Kod źródłowy zgłoszenia nr 495172

#include <cstdio>
#include <cinttypes>
#include <vector>
#include <algorithm>
#define MAXN 300000
typedef long long ll;

// For each vertex, we want to calculate five numbers:
// What's the best value we can get out of this subtree (incl. edge to parent), if:
// - we don't take the edge to parent
// - we take the edge to parent, and continue it 0,1,2 or 3 edges into the subtree.
// Call these Val(0, v), Val(1, v), Val(2, v), Val(3, v), and Val(4, v).

// To calculate that, we'll basically choose, for each child vertex, what do we do
// with it and it's subtree.
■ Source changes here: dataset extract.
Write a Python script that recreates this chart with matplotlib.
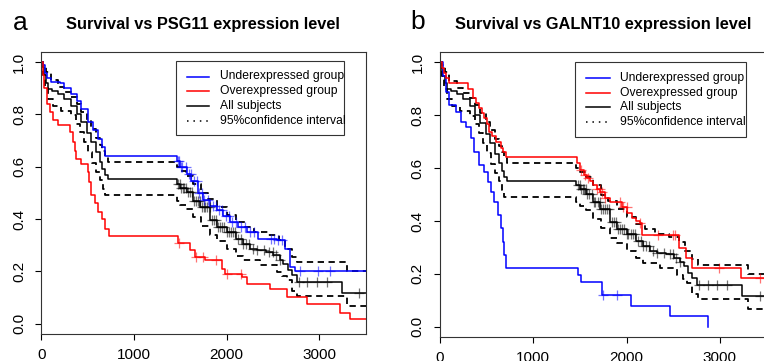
import numpy as np
import matplotlib
matplotlib.use("Agg")
import matplotlib.pyplot as plt
from matplotlib.lines import Line2D
from matplotlib.patches import Rectangle

plt.rcParams['font.family'] = ['Liberation Sans', 'DejaVu Sans']

# ---------------- data ----------------
# All subjects (shared by both panels)
all_t = [0, 10, 25, 50, 72, 120, 180, 250, 324, 380, 432, 490, 540, 590, 630, 660, 684, 720,
         1461, 1500, 1568, 1640, 1712, 1820, 1900, 2000, 2100, 2180, 2250, 2323, 2420, 2503,
         2570, 2611, 2660, 2701, 2755, 3240, 3600]
all_s = [1.0, 0.98, 0.95, 0.92, 0.898, 0.89, 0.879, 0.86, 0.834, 0.80, 0.77, 0.73, 0.694, 0.655,
         0.618, 0.59, 0.567, 0.552,
         0.535, 0.52, 0.503, 0.47, 0.446, 0.395, 0.37, 0.35, 0.325, 0.306, 0.285, 0.28, 0.275,
         0.261, 0.245, 0.229, 0.205, 0.185, 0.159, 0.115, 0.115]
ci_up_t = [0, 20, 54, 100, 180, 250, 324, 380, 432, 490, 540, 590, 630, 660, 684, 720,
           1461, 1500, 1560, 1640, 1720, 1800, 1900, 2000, 2100, 2200, 2300, 2450, 2560, 2630,
           2700, 2760, 3300, 3600]
ci_up_s = [1.0, 0.99, 0.962, 0.93, 0.904, 0.885, 0.866, 0.84, 0.809, 0.775, 0.745, 0.71, 0.682,
           0.66, 0.637, 0.618,
           0.60, 0.585, 0.565, 0.535, 0.50, 0.475, 0.445, 0.415, 0.39, 0.37, 0.35, 0.34, 0.32,
           0.285, 0.255, 0.235, 0.20, 0.20]
ci_lo_t = [0, 20, 40, 72, 126, 216, 324, 370, 414, 460, 504, 550, 594, 630, 666, 690,
           1461, 1500, 1560, 1640, 1720, 1820, 1900, 2000, 2100, 2180, 2359, 2539, 2600, 2647,
           2700, 2760, 3300, 3600]
ci_lo_s = [1.0, 0.95, 0.90, 0.86, 0.834, 0.815, 0.796, 0.765, 0.732, 0.695, 0.656, 0.615, 0.58,
           0.55, 0.516, 0.491,
           0.47, 0.455, 0.44, 0.408, 0.375, 0.337, 0.315, 0.287, 0.26, 0.242, 0.223, 0.197, 0.18,
           0.166, 0.125, 0.105, 0.066, 0.066]
all_cens = [1480, 1495, 1510, 1530, 1545, 1560, 1580, 1600, 1625, 1650, 1665, 1690, 1710, 1730,
            1750, 1770, 1790, 1815, 1840, 1860, 1885, 1905, 1925, 1950, 1975, 2000, 2020, 2045,
            2070, 2095, 2120, 2150, 2180, 2210, 2240, 2280, 2330, 2400, 2460, 2500, 2530, 2570,
            2780, 2870, 2970, 3080, 3430]

# Panel a: PSG11
a_under_t = [0, 18, 40, 60, 108, 198, 240, 324, 380, 430, 504, 560, 612, 650, 684,
             1461, 1500, 1568, 1620, 1690, 1748, 1820, 1892, 1960, 2036, 2120, 2216, 2341,
             2539, 2629, 2683, 2737, 3600]
a_under_s = [1.0, 0.99, 0.96, 0.94, 0.924, 0.92, 0.90, 0.879, 0.85, 0.82, 0.77, 0.74, 0.707,
             0.675, 0.641,
             0.62, 0.60, 0.573, 0.545, 0.50, 0.471, 0.45, 0.433, 0.41, 0.388, 0.37, 0.35, 0.325,
             0.318, 0.285, 0.216, 0.2, 0.2]
a_under_cens = [1470, 1490, 1505, 1520, 1560, 1590, 1610, 1650, 1680, 1700, 1730, 1760, 1800,
                1850, 1880, 1920, 1950, 1990, 2020, 2060, 2100, 2150, 2200, 2250, 2300, 2480,
                2510, 2550, 2600, 2790, 2990, 3110]
a_over_t = [0, 15, 30, 60, 90, 126, 180, 306, 342, 360, 378, 430, 504, 520, 540, 580, 612, 650,
            684, 730, 1478, 1604, 1658, 1766, 1946, 1982, 2162, 2216, 2467, 2647, 2863, 3222,
            3330, 3600]
a_over_s = [1.0, 0.95, 0.90, 0.84, 0.81, 0.777, 0.758, 0.732, 0.694, 0.66, 0.63, 0.61, 0.58,
            0.54, 0.49, 0.46, 0.427, 0.40, 0.363, 0.334, 0.308, 0.28, 0.255, 0.242, 0.21, 0.191,
            0.178, 0.153, 0.134, 0.10, 0.076, 0.04, 0.019, 0.019]
a_over_cens = [1490, 1670, 1740, 1890, 2000, 2150]

# Panel b: GALNT10
b_under_t = [0, 30, 64, 100, 171, 225, 279, 332, 368, 421, 475, 511, 547, 582, 618, 654, 672,
             690, 707, 1482, 1511, 1733, 2047, 2465, 2869]
b_under_s = [1.0, 0.95, 0.889, 0.838, 0.813, 0.775, 0.756, 0.713, 0.662, 0.612, 0.586, 0.548,
             0.511, 0.473, 0.422, 0.372, 0.321, 0.271, 0.221, 0.196, 0.17, 0.12, 0.079, 0.042,
             0.0]
b_under_cens = [1745, 1900]
b_over_t = [0, 20, 40, 64, 100, 279, 300, 350, 390, 421, 450, 475, 500, 528, 560, 600, 654,
            680, 707, 1470, 1500, 1540, 1572, 1610, 1643, 1680, 1715, 1768, 1822, 1947, 2001,
            2054, 2100, 2144, 2162, 2562, 2637, 2698, 3226, 3600]
b_over_s = [1.0, 0.98, 0.96, 0.94, 0.92, 0.92, 0.90, 0.864, 0.845, 0.826, 0.81, 0.788, 0.765,
            0.737, 0.72, 0.70, 0.675, 0.66, 0.643, 0.62, 0.593, 0.575, 0.561, 0.55, 0.536, 0.52,
            0.511, 0.486, 0.47, 0.454, 0.429, 0.41, 0.40, 0.391, 0.348, 0.296, 0.259, 0.223,
            0.185, 0.185]
b_over_cens = [1510, 1550, 1590, 1680, 1710, 1740, 1770, 1930, 1960, 2000, 2144, 2340, 2500,
               2520, 2990, 3430]

titles = ["Survival vs PSG11 expression level", "Survival vs GALNT10 expression level"]
panel_letters = ["a", "b"]
legend_labels = ["Underexpressed group", "Overexpressed group", "All subjects",
                 "95%confidence interval"]
x_ticks = [0, 1000, 2000, 3000]
y_ticks = [0.0, 0.2, 0.4, 0.6, 0.8, 1.0]
y_ticklabels = ["0.0", "0.2", "0.4", "0.6", "0.8", "1.0"]

BLUE = "#0000FF"
RED = "#FF0000"
W, H = 764, 361


def surv_at(t, s, q):
    t = np.asarray(t)
    s = np.asarray(s)
    idx = np.searchsorted(t, q, side='right') - 1
    return s[np.clip(idx, 0, len(s) - 1)]


def fx(px):
    return px / W


def fy(py):
    return 1 - py / H


def draw_legend(fig, box, hx0, hx1, tx, rows):
    x0, y0, x1, y1 = box
    fig.add_artist(Rectangle((fx(x0), fy(y1)), fx(x1) - fx(x0), fy(y0) - fy(y1),
                             transform=fig.transFigure, facecolor='white',
                             edgecolor='#333333', lw=0.8, zorder=5))
    styles = [dict(color=BLUE, ls='-'), dict(color=RED, ls='-'),
              dict(color='black', ls='-'), dict(color='black', ls=(0, (1, 3.2)))]
    for lab, st, ry in zip(legend_labels, styles, rows):
        fig.add_artist(Line2D([fx(hx0), fx(hx1)], [fy(ry), fy(ry)], transform=fig.transFigure,
                              lw=1.1, zorder=6, **st))
        fig.text(fx(tx), fy(ry), lab, ha='left', va='center', fontsize=8.7, zorder=6)


def draw_panel(ax, under, over, under_c, over_c):
    ax.step(ci_up_t, ci_up_s, where='post', color='black', lw=1.3, ls=(0, (3.5, 2.5)))
    ax.step(ci_lo_t, ci_lo_s, where='post', color='black', lw=1.3, ls=(0, (3.5, 2.5)))
    ax.step(all_t, all_s, where='post', color='black', lw=1.1)
    ax.step(under[0], under[1], where='post', color=BLUE, lw=1.1)
    ax.step(over[0], over[1], where='post', color=RED, lw=1.1)
    mk = dict(marker='+', ls='none', ms=6.5, mew=0.9, alpha=0.55)
    ax.plot(all_cens, surv_at(all_t, all_s, all_cens), color='black', **mk)
    ax.plot(under_c, surv_at(under[0], under[1], under_c), color=BLUE, **mk)
    ax.plot(over_c, surv_at(over[0], over[1], over_c), color=RED, **mk)

    ax.set_xlim(0, 3500)
    ax.set_ylim(-0.04, 1.04)
    ax.set_xticks(x_ticks)
    ax.set_xticklabels([str(v) for v in x_ticks])
    ax.set_yticks(y_ticks)
    ax.set_yticklabels(y_ticklabels, rotation=90, va='center')
    ax.tick_params(axis='both', direction='out', length=4, width=0.8, labelsize=11,
                   colors='black')
    ax.tick_params(axis='y', pad=7)
    ax.tick_params(axis='x', pad=6)
    for sp in ax.spines.values():
        sp.set_linewidth(0.8)
        sp.set_color('#333333')


fig = plt.figure(figsize=(7.64, 3.61), dpi=100)
axa = fig.add_axes([41.3 / W, 1 - 334 / H, 324.4 / W, 282.3 / H])
axb = fig.add_axes([440 / W, 1 - 337.3 / H, 326.6 / W, 285.6 / H])

draw_panel(axa, (a_under_t, a_under_s), (a_over_t, a_over_s), a_under_cens, a_over_cens)
draw_panel(axb, (b_under_t, b_under_s), (b_over_t, b_over_s), b_under_cens, b_over_cens)

draw_legend(fig, (175.7, 61, 344.3, 135), 186.7, 209.3, 220,
            [76.5, 91.3, 106.1, 120.9])
draw_legend(fig, (575.3, 62.3, 746.3, 137), 586, 609.7, 620.3,
            [77.7, 92.6, 107.5, 122.4])

fig.text(203 / W, 1 - 24 / H, titles[0], ha='center', va='center', fontsize=11.8,
         fontweight='bold')
fig.text(603.5 / W, 1 - 24 / H, titles[1], ha='center', va='center', fontsize=11.8,
         fontweight='bold')
fig.text(20 / W, 1 - 23 / H, panel_letters[0], ha='center', va='center', fontsize=19)
fig.text(418 / W, 1 - 22 / H, panel_letters[1], ha='center', va='center', fontsize=19)

fig.savefig("out.png", dpi=100)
We've got 5 choices:
// -- not take the edge down
// -- take the edge down, but no further (and possibly some stuff in the subtree)
// -- take edge down and extend it by 2
// -- take edge down and extend it by 3
// -- take edge down and extend it to full 4 edges.
// Now, in the perfect world, we'd just calculate these five values for the children,
// choose the best for each child, and sum it up; voila, we've got the value for the
// parent. However, there are conditions: aside from the (potential) path which is the
// extension of the path coming from above, we need to have:
// -- an even number of length-2 extensions 
// -- an equal number of length-3 and length-1 extensions.
// So, we'll calculate a dynamic array D[a][k][n], where a is 0 or 1, K ranges from -N to N,
// and N ranges from 0 to number of children. The semantics are:
// D[a][k][n] is the best total value that can be had from the first n subtrees, constrained
// by the parity of length-2 extensions being a, and the difference between the number of
// length 3 and length 1 extensions being k (if positive, more length-3 extensions).
// The recursion is easy:
// D[0][0][0] = 0, D[a][k][0] = -infty for other a,k.
// D[a][k][n+1] = max of:
//   - D[a][k][n] + Val(0, v)
//   - D[a][k+1][n] + Val(1, v) 
//   - D[a^1][k][n] + Val(2, v)
//   - D[a][k-1][n] + Val(3, v)
//   - D[a][k][n] + Val(4, v)
// Where v is the n+1st child.
// And once we have D[*][*][num_children] calculated, we can calculate Val, if E is the
// cost of the edge to the parent. 
// Val(0, v) = D[0][0][num_c]
// Val(1, v) = D[0][0][num_c] + E
// Val(2, v) = D[0][-1][num_c] + E
// Val(3, v) = D[1][0][num_c] + E
// Val(4, v) = D[0][1][num_c] + E

// OK, cool. The only problem left is this is quadratic, and we don't have time for that.
// But there's a trick - we're calculating values D[*][k][*] for k far away from zero, but
// unlikely to use them. Say there's an optimal solution that takes K length-3 extensions
// (and so at most K+1 length-1 extensions). If we order the children randomly, it's very
// unlikely we'll actually need to go up all the way to K in the DP, since typically the
// order will be such that the ups and downs cancel out. Typically, you won't diverge more than
// sqrt(N) from the mean. So, we'll calculate D only with K up to ~sqrt(N) --- and, of course,
// we also calculate only up to the number of non-trivial length-3 extensions.
// (actually, we can optimize some more, let's see if we will). 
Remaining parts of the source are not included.